Starting with the first line below, extract each line through the one that contains "label='Upper bound')", inclusive, excluding pictures.
"""
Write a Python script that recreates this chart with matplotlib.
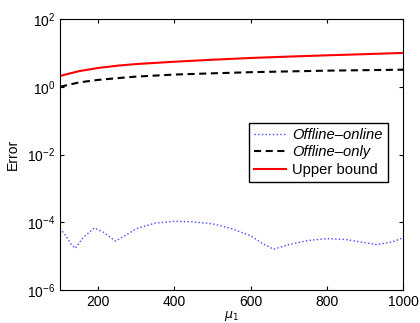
import numpy as np
import matplotlib.pyplot as plt

plt.rcParams['font.family'] = ['Liberation Sans', 'DejaVu Sans']

# values
mu_bound = [100, 150, 200, 250, 300, 400, 500, 600, 700, 800, 900, 1000]
upper_bound = [2.1, 2.9, 3.6, 4.2, 4.7, 5.5, 6.3, 7.1, 7.8, 8.5, 9.2, 10.0]
offline_only = [1.0, 1.35, 1.6, 1.8, 2.0, 2.3, 2.5, 2.7, 2.85, 3.0, 3.1, 3.2]

mu_oo = [100, 115, 130, 140, 160, 190, 215, 245, 270, 300, 350, 400, 450,
         500, 550, 600, 630, 660, 700, 750, 800, 850, 900, 930, 970, 1000]
offline_online = [6.6e-5, 4.0e-5, 2.2e-5, 1.7e-5, 3.5e-5, 6.8e-5, 5.0e-5,
                  2.8e-5, 4.0e-5, 6.5e-5, 9.5e-5, 1.07e-4, 1.03e-4, 9.0e-5,
                  6.5e-5, 4.0e-5, 2.4e-5, 1.6e-5, 2.2e-5, 2.9e-5, 3.3e-5,
                  3.1e-5, 2.5e-5, 2.2e-5, 2.6e-5, 3.5e-5]

fig = plt.figure(figsize=(4.2, 3.23), dpi=100)
ax = fig.add_axes([0.143, 0.102, 0.817, 0.839])

l1, = ax.semilogy(mu_oo, offline_online, ':', color='#4444ff', lw=1.0,
                  label='Offline\u2013online')
l2, = ax.semilogy(mu_bound, offline_only, '--', color='black', lw=1.5,
                  dashes=(3.4, 2.2), label='Offline\u2013only')
l3, = ax.semilogy(mu_bound, upper_bound, '-', color='red', lw=1.5,
                  label='Upper bound')

ax.set_xlim(100, 1000)
ax.set_ylim(1e-6, 1e2)
ax.set_xticks([200, 400, 600, 800, 1000])
ax.set_yticks([1e-6, 1e-4, 1e-2, 1e0, 1e2])
ax.minorticks_off()
ax.tick_params(direction='in', top=True, right=True, labelsize=10, length=3)
ax.set_xlabel(r'$\mu_1$', fontsize=9, labelpad=0)
ax.set_ylabel('Error', fontsize=10, labelpad=5)

leg = ax.legend(loc='upper right', bbox_to_anchor=(0.955, 0.618), fontsize=10.6,
                fancybox=False, edgecolor='black', framealpha=1,
                handlelength=2.2, handletextpad=0.4, borderpad=0.35,
                labelspacing=0.25, borderaxespad=0)
leg.get_frame().set_linewidth(1.0)
for t in leg.get_texts()[:2]:
    t.set_fontstyle('italic')

fig.savefig('out.png', dpi=100)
"""
Exercise result:
Write a Python script that recreates this chart with matplotlib.
import numpy as np
import matplotlib.pyplot as plt

plt.rcParams['font.family'] = ['Liberation Sans', 'DejaVu Sans']

# values
mu_bound = [100, 150, 200, 250, 300, 400, 500, 600, 700, 800, 900, 1000]
upper_bound = [2.1, 2.9, 3.6, 4.2, 4.7, 5.5, 6.3, 7.1, 7.8, 8.5, 9.2, 10.0]
offline_only = [1.0, 1.35, 1.6, 1.8, 2.0, 2.3, 2.5, 2.7, 2.85, 3.0, 3.1, 3.2]

mu_oo = [100, 115, 130, 140, 160, 190, 215, 245, 270, 300, 350, 400, 450,
         500, 550, 600, 630, 660, 700, 750, 800, 850, 900, 930, 970, 1000]
offline_online = [6.6e-5, 4.0e-5, 2.2e-5, 1.7e-5, 3.5e-5, 6.8e-5, 5.0e-5,
                  2.8e-5, 4.0e-5, 6.5e-5, 9.5e-5, 1.07e-4, 1.03e-4, 9.0e-5,
                  6.5e-5, 4.0e-5, 2.4e-5, 1.6e-5, 2.2e-5, 2.9e-5, 3.3e-5,
                  3.1e-5, 2.5e-5, 2.2e-5, 2.6e-5, 3.5e-5]

fig = plt.figure(figsize=(4.2, 3.23), dpi=100)
ax = fig.add_axes([0.143, 0.102, 0.817, 0.839])

l1, = ax.semilogy(mu_oo, offline_online, ':', color='#4444ff', lw=1.0,
                  label='Offline\u2013online')
l2, = ax.semilogy(mu_bound, offline_only, '--', color='black', lw=1.5,
                  dashes=(3.4, 2.2), label='Offline\u2013only')
l3, = ax.semilogy(mu_bound, upper_bound, '-', color='red', lw=1.5,
                  label='Upper bound')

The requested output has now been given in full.